#### [Work instructions]
Write out the listing below exactly, and omit any images you find in it.

#### [Given information]
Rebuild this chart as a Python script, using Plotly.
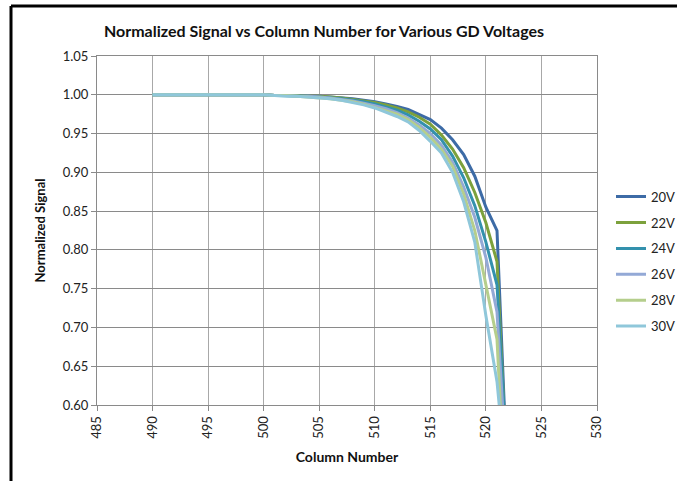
import plotly.graph_objs as go

# column numbers (one point per column)
columns = list(range(490, 523))

# normalized signal for each GD voltage, columns 490..522
flat = [1.000] * 11
v20 = flat + [0.999, 0.999, 0.999, 0.998, 0.998, 0.997, 0.996, 0.995, 0.993, 0.991, 0.988,
              0.985, 0.981, 0.975, 0.968, 0.957, 0.942, 0.923, 0.895, 0.855, 0.825, 0.48]
v22 = flat + [0.999, 0.999, 0.999, 0.998, 0.998, 0.997, 0.996, 0.994, 0.992, 0.990, 0.987,
              0.983, 0.978, 0.971, 0.962, 0.948, 0.930, 0.906, 0.874, 0.835, 0.785, 0.48]
v24 = flat + [0.999, 0.999, 0.998, 0.998, 0.997, 0.996, 0.995, 0.993, 0.991, 0.988, 0.984,
              0.980, 0.974, 0.966, 0.956, 0.942, 0.921, 0.893, 0.857, 0.810, 0.755, 0.50]
v26 = flat + [0.999, 0.999, 0.998, 0.998, 0.997, 0.996, 0.994, 0.992, 0.989, 0.986, 0.982,
              0.977, 0.970, 0.961, 0.950, 0.935, 0.913, 0.881, 0.842, 0.790, 0.720, 0.48]
v28 = flat + [0.999, 0.999, 0.998, 0.997, 0.996, 0.995, 0.993, 0.991, 0.988, 0.984, 0.980,
              0.975, 0.968, 0.958, 0.945, 0.930, 0.908, 0.872, 0.825, 0.755, 0.685, 0.40]
v30 = flat + [0.999, 0.998, 0.998, 0.997, 0.996, 0.995, 0.993, 0.990, 0.987, 0.983, 0.978,
              0.972, 0.965, 0.954, 0.940, 0.925, 0.900, 0.862, 0.810, 0.715, 0.630, 0.48]

labels = ["20V", "22V", "24V", "26V", "28V", "30V"]
series = [v20, v22, v24, v26, v28, v30]
colors = ["#3d6ba6", "#7ca13c", "#3391ad", "#93a9d6", "#b5ce8c", "#8fc7da"]

FONT = "Lato, Open Sans, sans-serif"

fig = go.Figure()

for name, vals, col in zip(labels, series, colors):
    fig.add_trace(
        go.Scatter(
            x=columns,
            y=vals,
            mode="lines",
            name=name,
            legendgroup=name,
            line=dict(color=col, width=3),
        )
    )

fig.update_layout(
    width=677,
    height=481,
    margin=dict(l=97, r=80, t=56, b=76, autoexpand=False),
    paper_bgcolor="white",
    plot_bgcolor="white",
    font=dict(family=FONT, size=12, color="#222"),
    title=dict(
        text="<b>Normalized Signal vs Column Number for Various GD Voltages</b>",
        x=0.454,
        xref="paper",
        xanchor="center",
        y=1 - 31 / 481,
        yanchor="middle",
        font=dict(family=FONT, size=16, color="#111"),
    ),
    legend=dict(
        x=1.028,
        xanchor="left",
        y=0.64,
        yanchor="top",
        font=dict(family=FONT, size=13, color="#222"),
        tracegroupgap=6,
        bgcolor="rgba(0,0,0,0)",
    ),
    showlegend=True,
)

fig.update_xaxes(
    range=[485, 530],
    dtick=5,
    tick0=485,
    tickangle=-90,
    ticks="outside",
    ticklen=5,
    tickcolor="#8a8a8a",
    showgrid=True,
    gridcolor="#a8a8a8",
    gridwidth=1,
    showline=True,
    linecolor="#8a8a8a",
    mirror=True,
    zeroline=False,
    automargin=False,
    tickfont=dict(size=13),
    title=dict(text="<b>Column Number</b>", font=dict(family=FONT, size=14, color="#111"), standoff=14),
)

fig.update_yaxes(
    range=[0.60, 1.05],
    dtick=0.05,
    tick0=0.60,
    tickformat=".2f",
    ticks="outside",
    ticklen=5,
    tickcolor="#8a8a8a",
    showgrid=True,
    gridcolor="#8a8a8a",
    gridwidth=1,
    showline=True,
    linecolor="#8a8a8a",
    mirror=True,
    zeroline=False,
    automargin=False,
    tickfont=dict(size=13),
    title=dict(text="<b>Normalized Signal</b>", font=dict(family=FONT, size=13, color="#111"), standoff=14),
)

# black outer frame (top and left edges, as in the cropped original)
fig.add_shape(type="line", xref="paper", yref="paper",
              x0=(11 - 97) / 500, x1=(700 - 97) / 500,
              y0=(405 - 6) / 349, y1=(405 - 6) / 349,
              line=dict(color="black", width=3))
fig.add_shape(type="line", xref="paper", yref="paper",
              x0=(11 - 97) / 500, x1=(11 - 97) / 500,
              y0=(405 - 6) / 349, y1=(405 - 500) / 349,
              line=dict(color="black", width=3))

# drop the browser's default page margin so the figure sits at the window corner
fig.write_html(
    "out.html",
    config={"displayModeBar": False},
    post_script="document.body.style.margin='0';",
)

#### [Problem solution]
Rebuild this chart as a Python script, using Plotly.
import plotly.graph_objs as go

# column numbers (one point per column)
columns = list(range(490, 523))

# normalized signal for each GD voltage, columns 490..522
flat = [1.000] * 11
v20 = flat + [0.999, 0.999, 0.999, 0.998, 0.998, 0.997, 0.996, 0.995, 0.993, 0.991, 0.988,
              0.985, 0.981, 0.975, 0.968, 0.957, 0.942, 0.923, 0.895, 0.855, 0.825, 0.48]
v22 = flat + [0.999, 0.999, 0.999, 0.998, 0.998, 0.997, 0.996, 0.994, 0.992, 0.990, 0.987,
              0.983, 0.978, 0.971, 0.962, 0.948, 0.930, 0.906, 0.874, 0.835, 0.785, 0.48]
v24 = flat + [0.999, 0.999, 0.998, 0.998, 0.997, 0.996, 0.995, 0.993, 0.991, 0.988, 0.984,
              0.980, 0.974, 0.966, 0.956, 0.942, 0.921, 0.893, 0.857, 0.810, 0.755, 0.50]
v26 = flat + [0.999, 0.999, 0.998, 0.998, 0.997, 0.996, 0.994, 0.992, 0.989, 0.986, 0.982,
              0.977, 0.970, 0.961, 0.950, 0.935, 0.913, 0.881, 0.842, 0.790, 0.720, 0.48]
v28 = flat + [0.999, 0.999, 0.998, 0.997, 0.996, 0.995, 0.993, 0.991, 0.988, 0.984, 0.980,
              0.975, 0.968, 0.958, 0.945, 0.930, 0.908, 0.872, 0.825, 0.755, 0.685, 0.40]
v30 = flat + [0.999, 0.998, 0.998, 0.997, 0.996, 0.995, 0.993, 0.990, 0.987, 0.983, 0.978,
              0.972, 0.965, 0.954, 0.940, 0.925, 0.900, 0.862, 0.810, 0.715, 0.630, 0.48]

labels = ["20V", "22V", "24V", "26V", "28V", "30V"]
series = [v20, v22, v24, v26, v28, v30]
colors = ["#3d6ba6", "#7ca13c", "#3391ad", "#93a9d6", "#b5ce8c", "#8fc7da"]

FONT = "Lato, Open Sans, sans-serif"

fig = go.Figure()

for name, vals, col in zip(labels, series, colors):
    fig.add_trace(
        go.Scatter(
            x=columns,
            y=vals,
            mode="lines",
            name=name,
            legendgroup=name,
            line=dict(color=col, width=3),
        )
    )

fig.update_layout(
    width=677,
    height=481,
    margin=dict(l=97, r=80, t=56, b=76, autoexpand=False),
    paper_bgcolor="white",
    plot_bgcolor="white",
    font=dict(family=FONT, size=12, color="#222"),
    title=dict(
        text="<b>Normalized Signal vs Column Number for Various GD Voltages</b>",
        x=0.454,
        xref="paper",
        xanchor="center",
        y=1 - 31 / 481,
        yanchor="middle",
        font=dict(family=FONT, size=16, color="#111"),
    ),
    legend=dict(
        x=1.028,
        xanchor="left",
        y=0.64,
        yanchor="top",
        font=dict(family=FONT, size=13, color="#222"),
        tracegroupgap=6,
        bgcolor="rgba(0,0,0,0)",
    ),
    showlegend=True,
)

fig.update_xaxes(
    range=[485, 530],
    dtick=5,
    tick0=485,
    tickangle=-90,
    ticks="outside",
    ticklen=5,
    tickcolor="#8a8a8a",
    showgrid=True,
    gridcolor="#a8a8a8",
    gridwidth=1,
    showline=True,
    linecolor="#8a8a8a",
    mirror=True,
    zeroline=False,
    automargin=False,
    tickfont=dict(size=13),
    title=dict(text="<b>Column Number</b>", font=dict(family=FONT, size=14, color="#111"), standoff=14),
)

fig.update_yaxes(
    range=[0.60, 1.05],
    dtick=0.05,
    tick0=0.60,
    tickformat=".2f",
    ticks="outside",
    ticklen=5,
    tickcolor="#8a8a8a",
    showgrid=True,
    gridcolor="#8a8a8a",
    gridwidth=1,
    showline=True,
    linecolor="#8a8a8a",
    mirror=True,
    zeroline=False,
    automargin=False,
    tickfont=dict(size=13),
    title=dict(text="<b>Normalized Signal</b>", font=dict(family=FONT, size=13, color="#111"), standoff=14),
)

# black outer frame (top and left edges, as in the cropped original)
fig.add_shape(type="line", xref="paper", yref="paper",
              x0=(11 - 97) / 500, x1=(700 - 97) / 500,
              y0=(405 - 6) / 349, y1=(405 - 6) / 349,
              line=dict(color="black", width=3))
fig.add_shape(type="line", xref="paper", yref="paper",
              x0=(11 - 97) / 500, x1=(11 - 97) / 500,
              y0=(405 - 6) / 349, y1=(405 - 500) / 349,
              line=dict(color="black", width=3))

# drop the browser's default page margin so the figure sits at the window corner
fig.write_html(
    "out.html",
    config={"displayModeBar": False},
    post_script="document.body.style.margin='0';",
)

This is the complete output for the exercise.